1
A menos que un hecho importantísimo nos altere la costumbre, la forma de vida, de proceder, podría ser idéntica a la de quienes viven a nuestro alrededor, animal o gente. Lo pienso porque a la hora en que suelo salir de la casa, al abrir la puerta, no bien pasa un instante, viene un pequeño grillo a tomar el resplandor del sol de la mañana recién iniciada. Lo mismo pasa con una salamandra que vive dentro de la casa. Hace el mismo trayecto, a una misma hora y chilla para que sepa que existe. En el fondo el vivir es más que una costumbre, es buscar el sol.
2
Por dos hijos que ayudé a concebir miro el mundo cuando estoy a su lado. Anoche miré a mi hija leyendo un cómic, que antaño yo había leído, hace casi cuarenta años. El cómic es de 1960 y tanto. La he visto leerlo más de una vez. La miro cada día más cerca de ser la mujer que no pensé ver, pero está ahí, cada día más mujer. Hermosa, no por ser mi hija, sino por cada día que transcurre en ser lo que es. Su mirada me abraza. Me dejo llevar sin resistencia como otras veces, y le pregunto: “¿Te vas acostar?”. Responde que sí. Lleva sus manos a mi cara y un ligero beso flota en mi mejilla. Mañana en la mañana volverá con su madre. Un día de estos ya no estará conmigo, y no habrá ni felicidad ni infelicidad, si: ella tuvo un padre y yo una hija.
3
Mi primer hijo nació después de la medianoche (vivíamos en una casa menuda, de madera, con una mata de cereza al frente; por las noches se oían las cerezas caer como estrellas fugaces. Al volver del hospital, él recién nacido, me senté en la puerta y me dije: Soy padre, aspirando la noche como si fuera la última que sentiría siendo padre. No podría describir mi felicidad. Era padre y era lo único que importaba. Tenía un hijo. Una mujer que no sabía si amaba porque era la madre de mi hijo o por sí misma, comoquiera me prolongaba como lo había hecho mi padre conmigo, con la diferencia de que yo no era su primer hijo, pero no importaba. Creo que mi padre, al igual que con sus otros hijos, fue feliz de que yo fuera su hijo, no por el hecho de que me ayudara a concebir, sino porque siempre busqué que fuera feliz con haberme tenido. Una ventaja que me lleva mi hijo y es que me abraza más que lo que yo lo hacía con el mío. Me abraza, espere yo o no su abrazo. Me devuelve los abrazos que yo le daba cuando pequeño. Me alegro haber prestado tanto cariño y sentir que me lo devuelve, no por el hecho de yo ser su padre, sino como un gesto que viene de su alma.

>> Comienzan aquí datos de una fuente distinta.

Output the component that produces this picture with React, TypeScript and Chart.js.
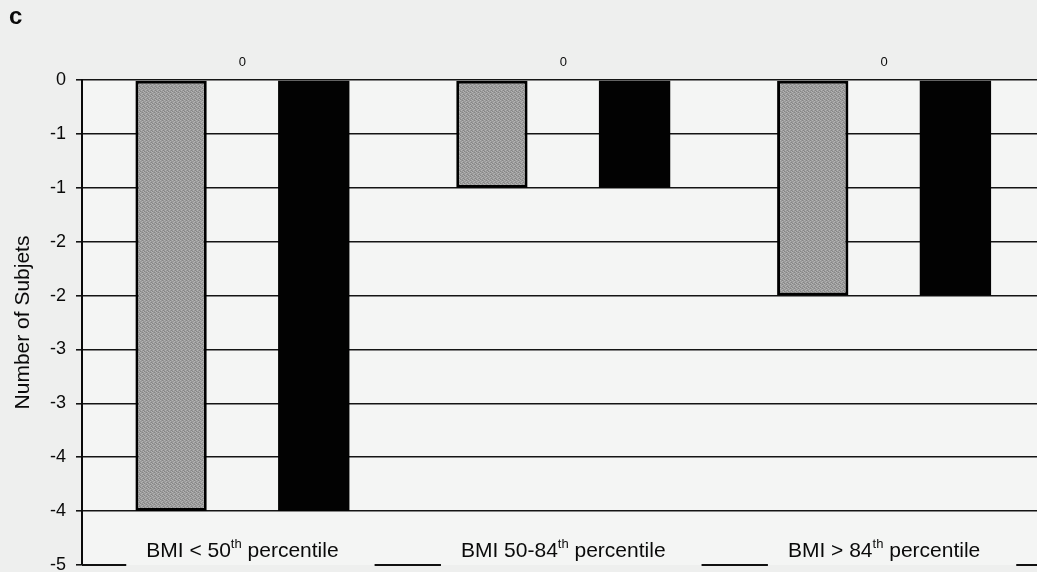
import { useEffect, useRef } from "react";
import { Chart, registerables } from "chart.js";

Chart.register(...registerables);

const categories = ["BMI < 50th percentile", "BMI 50-84th percentile", "BMI > 84th percentile"];
const seriesGray = [-4, -1, -2];
const seriesZero = [0, 0, 0];
const seriesBlack = [-4, -1, -2];
const yMin = -4.5;
const yMax = 0;
const yStep = 0.5;
const axisTitle = "Number of Subjets";
const panelLetter = "c";

const FONT = '"Liberation Sans", Arial, Helvetica, sans-serif';

function formatTick(v: number): string {
  const r = Math.sign(v) * Math.round(Math.abs(v));
  return r === 0 ? "0" : String(r);
}

function splitSup(label: string): { text: string; sup: boolean }[] {
  const parts: { text: string; sup: boolean }[] = [];
  const re = /(\d)(th)/g;
  let last = 0;
  let m: RegExpExecArray | null;
  while ((m = re.exec(label)) !== null) {
    const supStart = m.index + 1;
    parts.push({ text: label.slice(last, supStart), sup: false });
    parts.push({ text: "th", sup: true });
    last = supStart + 2;
  }
  parts.push({ text: label.slice(last), sup: false });
  return parts.filter((p) => p.text.length > 0);
}

function makePattern(): CanvasPattern | string {
  const c = document.createElement("canvas");
  c.width = 4;
  c.height = 4;
  const g = c.getContext("2d");
  if (!g) return "#a3a3a3";
  g.fillStyle = "#9a9a9a";
  g.fillRect(0, 0, 4, 4);
  g.fillStyle = "#b4b4b4";
  g.fillRect(0, 0, 1, 1);
  g.fillRect(2, 1, 1, 1);
  g.fillRect(1, 2, 1, 1);
  g.fillRect(3, 3, 1, 1);
  g.fillStyle = "#858585";
  g.fillRect(2, 0, 1, 1);
  g.fillRect(0, 3, 1, 1);
  g.fillRect(3, 2, 1, 1);
  return g.createPattern(c, "repeat") || "#a3a3a3";
}

const decorPlugin = {
  id: "decor",
  beforeDraw(chart: any) {
    const { ctx, chartArea: ca, width, height } = chart;
    ctx.save();
    ctx.fillStyle = "#eeefee";
    ctx.fillRect(0, 0, width, height);
    ctx.fillStyle = "#f4f5f4";
    ctx.fillRect(ca.left, ca.top, ca.right - ca.left, ca.bottom - ca.top);
    ctx.restore();
  },
  afterDraw(chart: any) {
    const ctx = chart.ctx as CanvasRenderingContext2D;
    const xs = chart.scales.x;
    const ys = chart.scales.y;
    ctx.save();
    ctx.fillStyle = "#0a0a0a";
    ctx.textBaseline = "alphabetic";

    // panel letter
    ctx.textAlign = "left";
    ctx.font = "bold 24px " + FONT;
    ctx.fillText(panelLetter, 9, 24);

    // data labels of the zero series
    const meta = chart.getDatasetMeta(1);
    ctx.textAlign = "center";
    ctx.font = "13px " + FONT;
    meta.data.forEach((el: any, i: number) => {
      ctx.fillText(String(seriesZero[i]), el.x, el.y - 14);
    });

    // category labels with superscripts
    const baseY = ys.getPixelForValue(yMin);
    const labelY = baseY - 8;
    const MAIN = "21px " + FONT;
    const SUP = "13px " + FONT;
    const gaps: [number, number][] = [];
    ctx.textAlign = "left";
    categories.forEach((label, i) => {
      const cx = xs.getPixelForValue(i);
      const parts = splitSup(label);
      const widths = parts.map((p) => {
        ctx.font = p.sup ? SUP : MAIN;
        return ctx.measureText(p.text).width;
      });
      const total = widths.reduce((a, b) => a + b, 0);
      let px = cx - total / 2;
      parts.forEach((p, k) => {
        ctx.font = p.sup ? SUP : MAIN;
        ctx.fillText(p.text, px, p.sup ? labelY - 9 : labelY);
        px += widths[k];
      });
      gaps.push([cx - total / 2 - 20, cx + total / 2 + 36]);
    });

    // bottom axis line, interrupted by the label boxes
    ctx.strokeStyle = "#111";
    ctx.lineWidth = 2;
    ctx.beginPath();
    let start = chart.chartArea.left;
    gaps.forEach(([a, b]) => {
      ctx.moveTo(start, baseY);
      ctx.lineTo(a, baseY);
      start = b;
    });
    ctx.moveTo(start, baseY);
    ctx.lineTo(chart.chartArea.right, baseY);
    ctx.stroke();
    ctx.restore();
  },
};

export default function App() {
  const ref = useRef<HTMLCanvasElement | null>(null);

  useEffect(() => {
    if (!ref.current) return;
    const pattern = makePattern();
    const chart = new Chart(ref.current, {
      type: "bar",
      data: {
        labels: categories,
        datasets: [
          {
            label: "gray",
            data: seriesGray,
            backgroundColor: pattern as any,
            borderColor: "#000",
            borderWidth: 3,
            borderSkipped: false,
            categoryPercentage: 0.667,
            barPercentage: 1,
          },
          {
            label: "zero",
            data: seriesZero,
            backgroundColor: "rgba(0,0,0,0)",
            borderWidth: 0,
            categoryPercentage: 0.667,
            barPercentage: 1,
          },
          {
            label: "black",
            data: seriesBlack,
            backgroundColor: "#020202",
            borderColor: "#000",
            borderWidth: 0,
            categoryPercentage: 0.667,
            barPercentage: 1,
          },
        ],
      },
      options: {
        responsive: false,
        animation: false,
        devicePixelRatio: 1,
        layout: { padding: { top: 80, left: 0, right: 1.5, bottom: 25 } },
        plugins: {
          legend: { display: false },
          tooltip: { enabled: false },
        },
        scales: {
          x: { display: false },
          y: {
            min: yMin,
            max: yMax,
            afterFit: (s: any) => {
              s.width = 82;
            },
            ticks: {
              stepSize: yStep,
              callback: (v: any) => formatTick(Number(v)),
              font: { size: 18, family: FONT },
              color: "#0a0a0a",
              padding: 10,
              autoSkip: false,
            },
            grid: {
              color: (c: any) => (c.tick && c.tick.value === yMin ? "rgba(0,0,0,0)" : "#141414"),
              lineWidth: 1.6,
              tickColor: "#141414",
              tickLength: 6,
              drawTicks: true,
            },
            border: { display: true, color: "#0a0a0a", width: 2 },
            title: {
              display: true,
              text: axisTitle,
              font: { size: 21, family: FONT },
              color: "#0a0a0a",
              padding: { top: 11, bottom: 0 },
            },
          },
        },
      },
      plugins: [decorPlugin],
    });
    return () => chart.destroy();
  }, []);

  return (
    <div
      style={{
        position: "fixed",
        left: 0,
        top: 0,
        width: 1037,
        height: 572,
        overflow: "hidden",
        background: "#eeefee",
      }}
    >
      <canvas ref={ref} width={1046} height={590} style={{ display: "block" }} />
    </div>
  );
}
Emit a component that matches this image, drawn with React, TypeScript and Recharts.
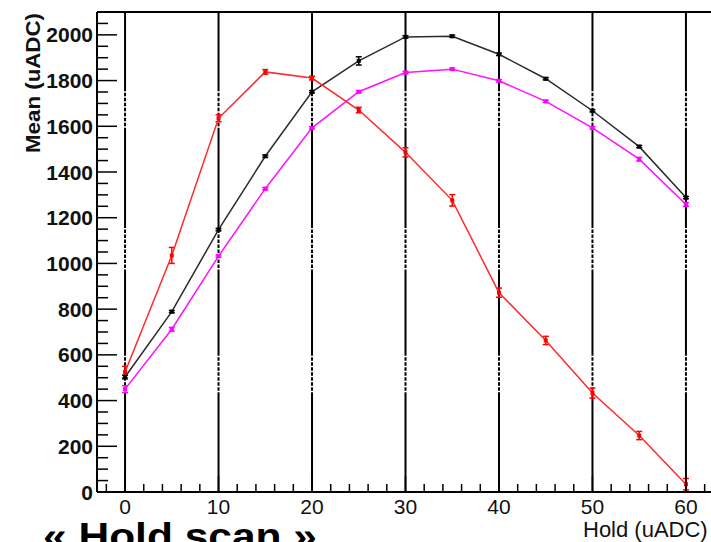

Solo la mención de la palabra dolor nos sobrecoge y volamos hacia el dolor último o al que aún permanece y no se ha ido del todo. La memoria del dolor nunca se va. Se transforma, se oculta ante una vaga sonrisa, que más que un gesto de alegría, es una mueca; de ahí que hay sonrisas que se asemejan más a una mueca, que a lo que supuestamente significan en ese instante de alegría. Solo el dolor es verdadero y ondea la condición humana, de que solo a partir del dolor nos hacemos más comprensivos, aunque sea una comprensión para el vivir a destajo.